*PROBLEM DESCRIPTION*
Reproduce all the lines below exactly and omit the images.

*THE INPUT*
((

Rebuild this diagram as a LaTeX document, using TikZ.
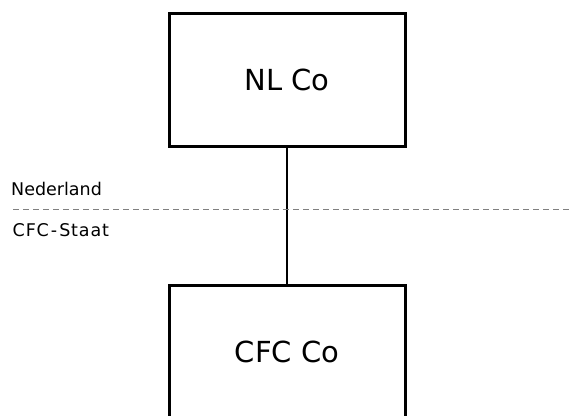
\documentclass[tikz,border=0pt]{standalone}
\usepackage{fontspec}
\setmainfont{DejaVu Sans}
\usepackage{tikz}
\usetikzlibrary{positioning}

\begin{document}
\begin{tikzpicture}[
  x=1pt, y=-1pt,
  entity/.style={draw, line width=3pt, minimum width=236pt, minimum height=133pt,
    font=\fontsize{29}{34}\selectfont},
  region/.style={anchor=base west, inner sep=0pt, font=\fontsize{17.5}{21}\selectfont},
  border/.style={gray, line width=1pt, dash pattern=on 6pt off 4pt}
]
\useasboundingbox (0,0) rectangle (570,415);
\node[entity] (nl) at (287,79.5) {NL Co};
\node[entity, below=136.5pt of nl] (cfc) {CFC Co};
\draw[line width=1.2pt] (nl) -- (cfc);
\coordinate (grens w) at (13,209.5);
\coordinate (grens o) at (570,209.5);
\draw[border] (grens w) -- (grens o);
\node[region] (ned) at (11,195.5) {Nederland};
\node[region] (staat) at (12.5,236.5) {\addfontfeatures{LetterSpace=5}CFC\kern2pt-\kern2pt Staat};
\end{tikzpicture}
\end{document}
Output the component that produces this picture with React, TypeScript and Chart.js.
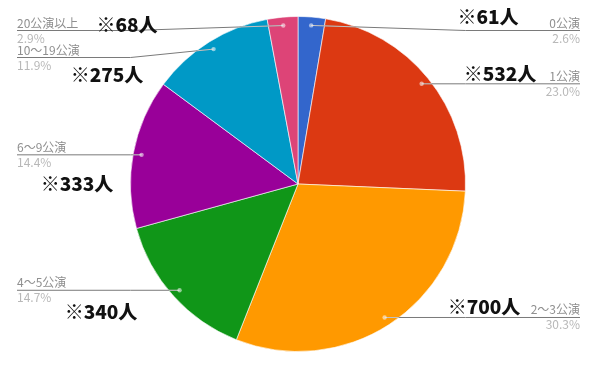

))

*EXERCISE SOLUTION*
Rebuild this diagram as a LaTeX document, using TikZ.
\documentclass[tikz,border=0pt]{standalone}
\usepackage{fontspec}
\setmainfont{DejaVu Sans}
\usepackage{tikz}
\usetikzlibrary{positioning}

\begin{document}
\begin{tikzpicture}[
  x=1pt, y=-1pt,
  entity/.style={draw, line width=3pt, minimum width=236pt, minimum height=133pt,
    font=\fontsize{29}{34}\selectfont},
  region/.style={anchor=base west, inner sep=0pt, font=\fontsize{17.5}{21}\selectfont},
  border/.style={gray, line width=1pt, dash pattern=on 6pt off 4pt}
]
\useasboundingbox (0,0) rectangle (570,415);
\node[entity] (nl) at (287,79.5) {NL Co};
\node[entity, below=136.5pt of nl] (cfc) {CFC Co};
\draw[line width=1.2pt] (nl) -- (cfc);
\coordinate (grens w) at (13,209.5);
\coordinate (grens o) at (570,209.5);
\draw[border] (grens w) -- (grens o);
\node[region] (ned) at (11,195.5) {Nederland};
\node[region] (staat) at (12.5,236.5) {\addfontfeatures{LetterSpace=5}CFC\kern2pt-\kern2pt Staat};
\end{tikzpicture}
\end{document}
Output the component that produces this picture with React, TypeScript and Chart.js.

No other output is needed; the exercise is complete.